JEŻELI ZAUWAŻYSZ MOMENT KRADZIEŻY
- krzycz głośno „złodziej!”
- staraj się w miarę możliwości zatrzymać sprawcę na gorącym uczynku tzn. w momencie, gdy sięga do cudzej kieszeni, czy torebki,
- powiadom jak najszybciej Policję (prawdopodobieństwo ujęcia sprawcy zależy od czasu, jaki upłynął od zdarzenia do wezwania policji. Dzwoniąc na policję w charakterze świadka masz prawo do zachowania anonimowości),
- staraj się zwrócić uwagę jak największej liczby osób na to zdarzenie,
- jeżeli jednak nie ma w pobliżu nikogo, kto mógłby Ci pomóc – nie narażaj się, nie działaj pochopnie.
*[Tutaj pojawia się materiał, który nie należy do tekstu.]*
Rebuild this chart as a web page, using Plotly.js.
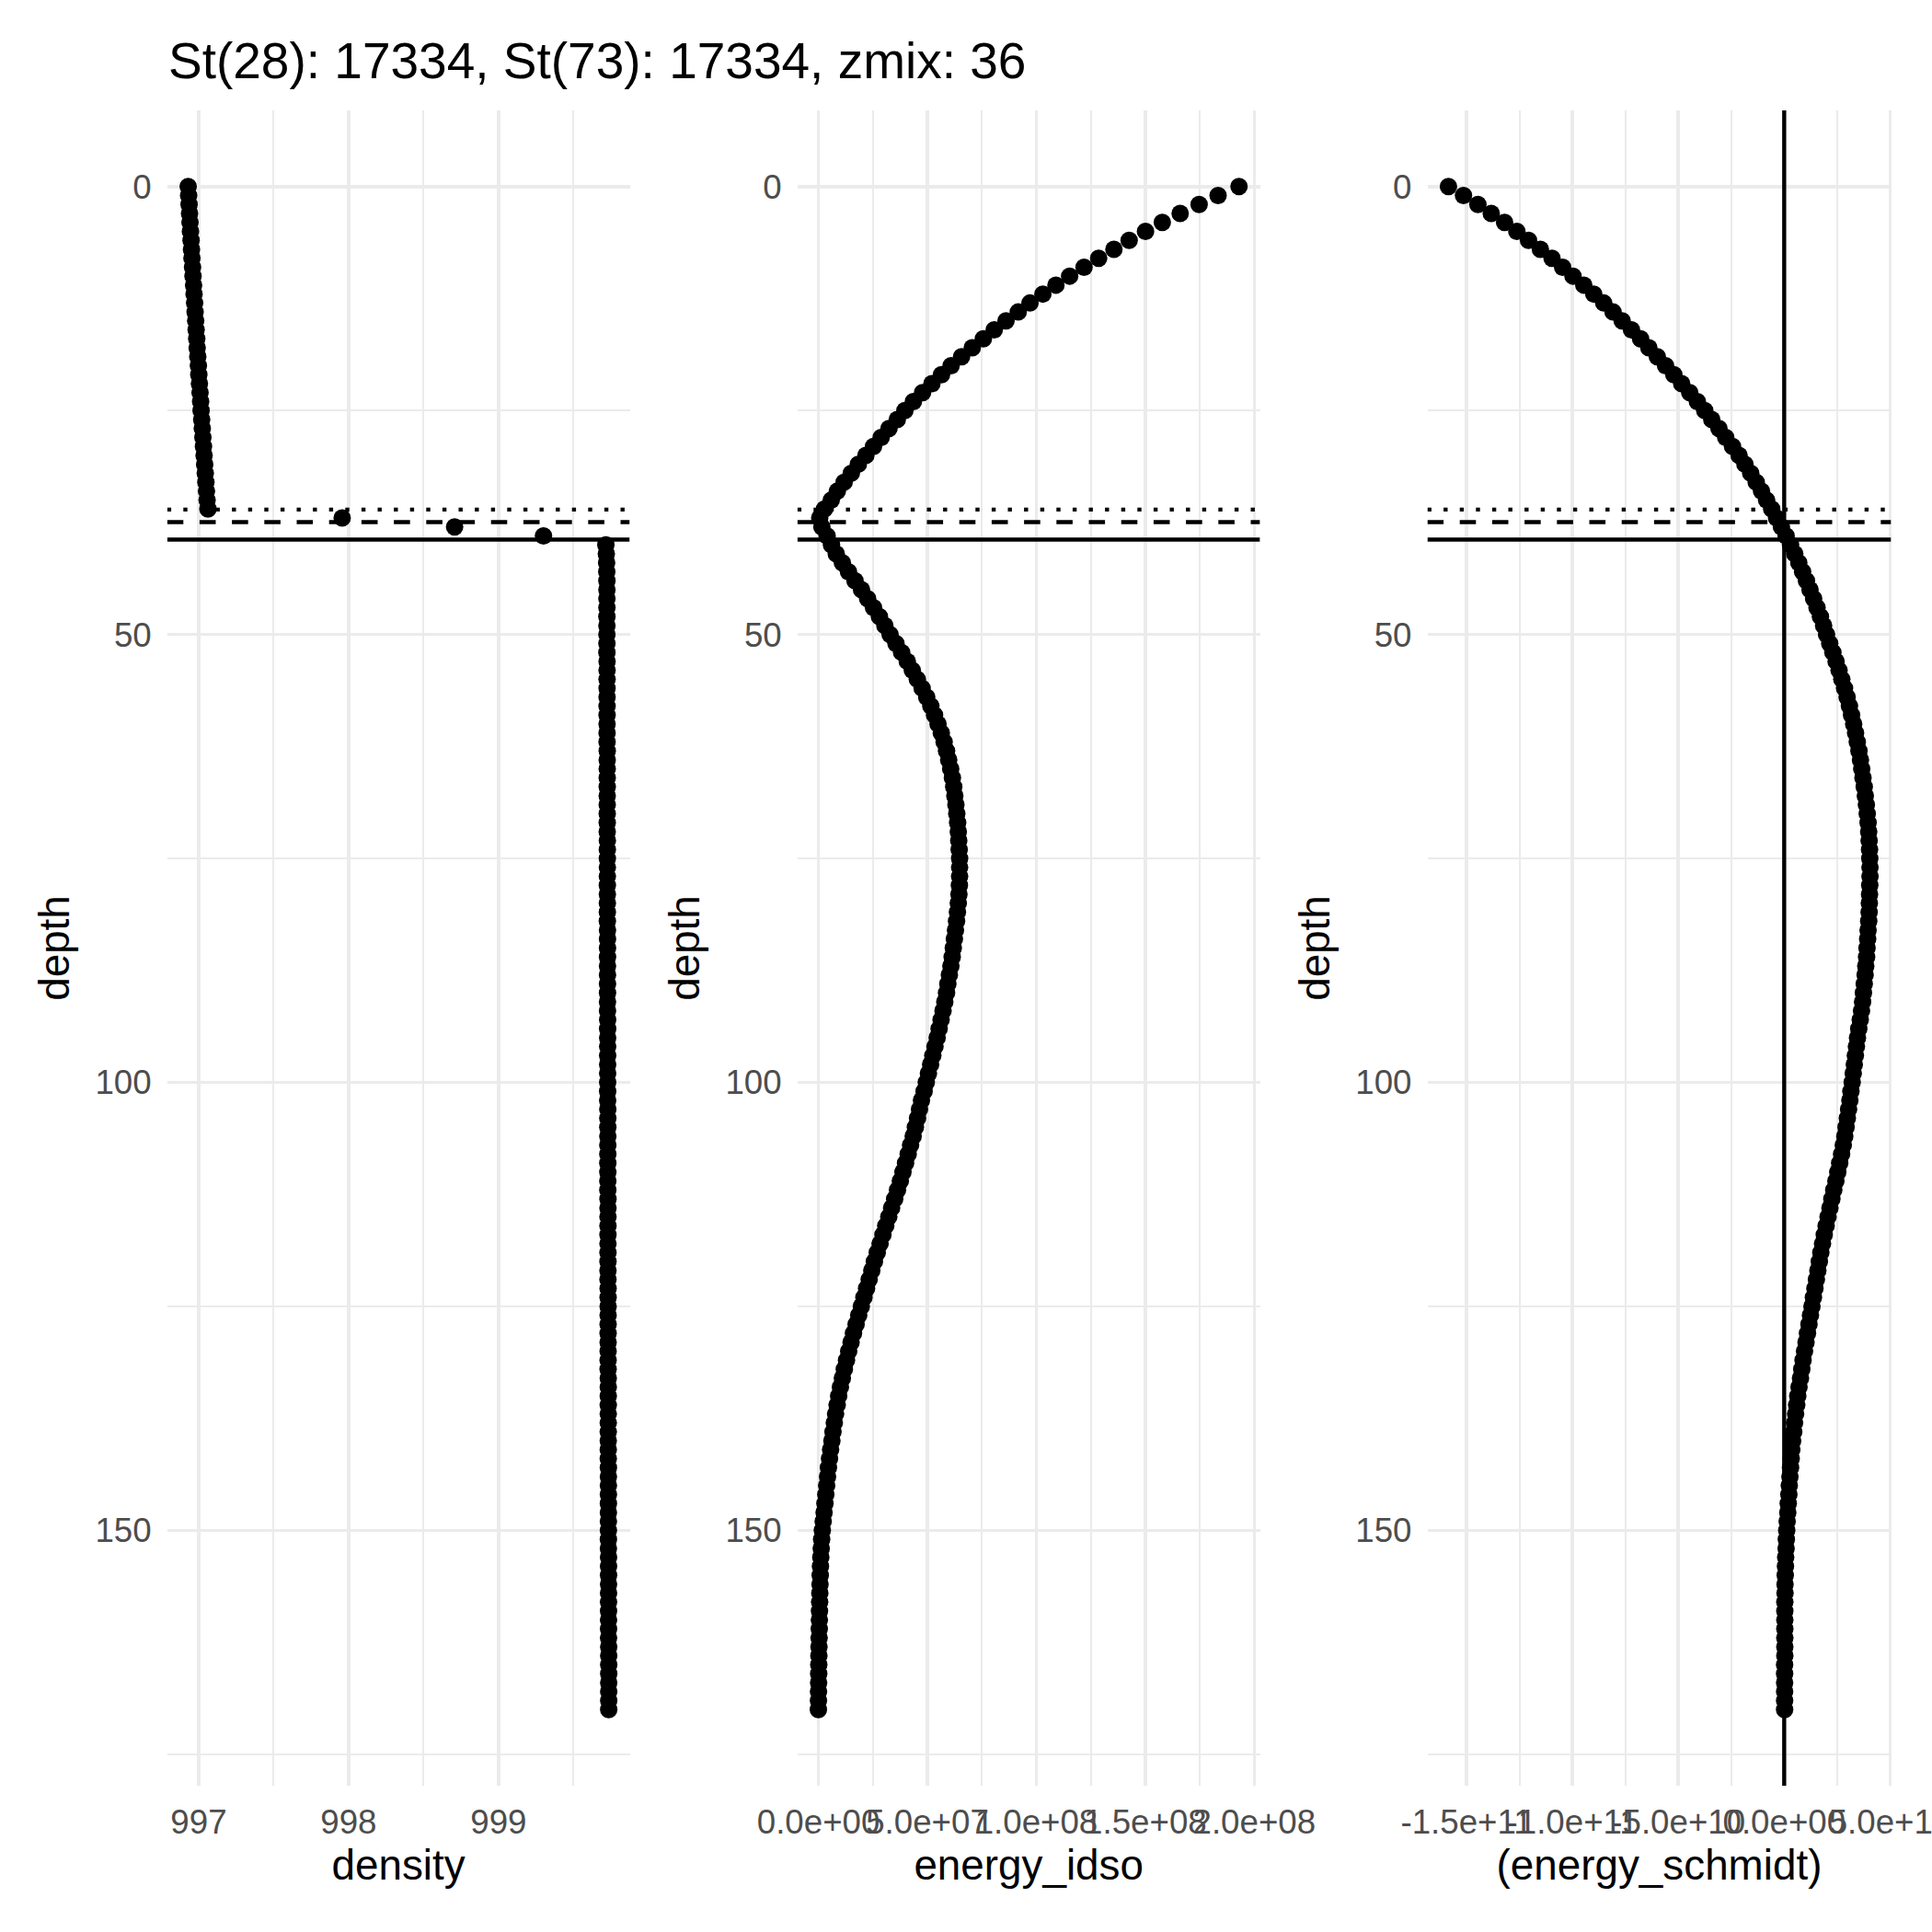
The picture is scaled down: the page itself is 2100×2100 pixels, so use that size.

Powiadom jak najszybciej policję i spróbuj zapamiętać jak najwięcej szczegółów zdarzenia, wygląd sprawcy, okoliczności, kierunek w którym się oddalił itp.
JEŚLI DOSZŁO DO NAJGORSZEGO I STAŁEŚ SIĘ OFIARĄ KIESZONKOWCA
- w każdym przypadku natychmiast zawiadom Policję,
- zachowaj spokój, skoncentruj się na rzeczowym opisaniu szczegółów zdarzenia, które mogą mieć znaczenie dla postępowania Policji (policjant pomoże w tym, zadając odpowiednie pytania).